Every landlord for themselves
One day, something very very bad happens: a huge famine swept Farmtopia. Food is not growing at its regular pace in the fields.
You know, in the old days, to grow enough food for one person only required one Farmtopian acre of land. Now, because the land is dry and the precipitation is low, growing enough food for one person requires two acres of land. This is fine for the richer families, because they have a large enough stockpile of grains to survive through the famine. They also have larger plowed fields to grow food on. This is terrible for the poorer families, because they don’t have a large enough stockpile of grains nor large enough plowed fields to survive the famine.
The desperate poor Farmtopian families turn to their richer neighbors for help. Their richer neighbors, being kind-hearted Farmtopian people, gladly offer to give them part of their stockpile of grains to help the poorer families get pass the famine.
But there was one particularly cold-hearted rich household: the Smiths’ household. When several poor Farmtopian neighbors turn up to the Smith family to beg for some grains, the Smith family offered them a deal: the Smith family will feed them if they give the Smith family their farmlands in turn. Not only so, they have to work on those farmlands that now belong to the Smith family. The Smith family call this contract “serfdom.”
The poor Farmtopian neighbors of the Smith are desperate for food, so they turn in their plowed fields to the Smith and work on those fields for the Smiths. The famine thus passed.
With this contract, the Smiths family grow larger and richer, with an ever larger area of farmlands and an ever greater number of serfs working for them.
On the other hand, the other rich households of Farmtopia grow poorer and poorer over the years as they kind-heartedly give away their stockpile of grains to poorer farmers who need them during famines. Eventually, their wealth decline so much that they have to either adopt the Smiths’ practice or risk becoming so poor that they are liable to being struck down to serfdom by famines themselves.

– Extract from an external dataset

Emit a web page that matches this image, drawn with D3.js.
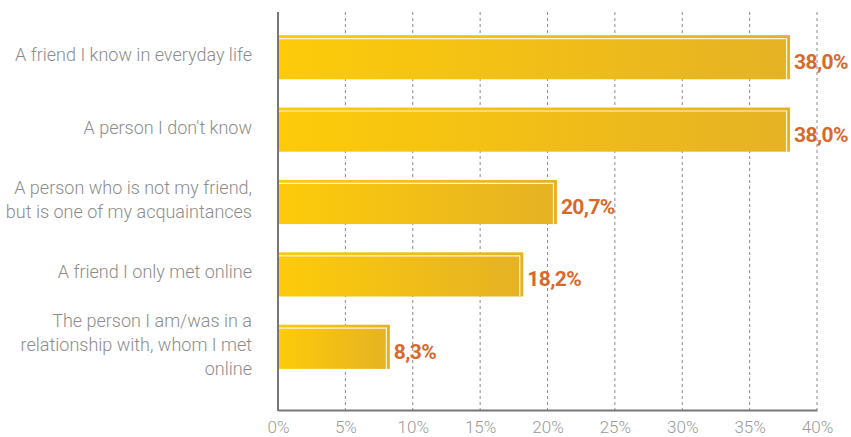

After many years, all is not well in Farmtopia. Most farmers become propertyless serfs who work for a few number of rich landlords. On average, the people of Farmtopia are less rich and less happy than before.
Concluding remarks
Now, if you have no idea what I am trying to tell you, I’m sorry. This allegory is not intended as a historic account of how societal structures such as “marriage,” and “serfdom” came about. These societal constructs, amongst many others, are common across almost all well-developed ancient civilizations. The point I’m trying to make is that this is not a coincidence. The reason that people across different parts of the globe all adopt these social constructs as parts of their cultures is……evolution. Evolution drives the development of cultures that are most suited for survival in the environments in which they developed. And certain cultural constructs are beneficial to the survival of the culture across many different environments. These include “marriage” and “serfdom.” They apply widely to almost all ancient agricultural civilizations.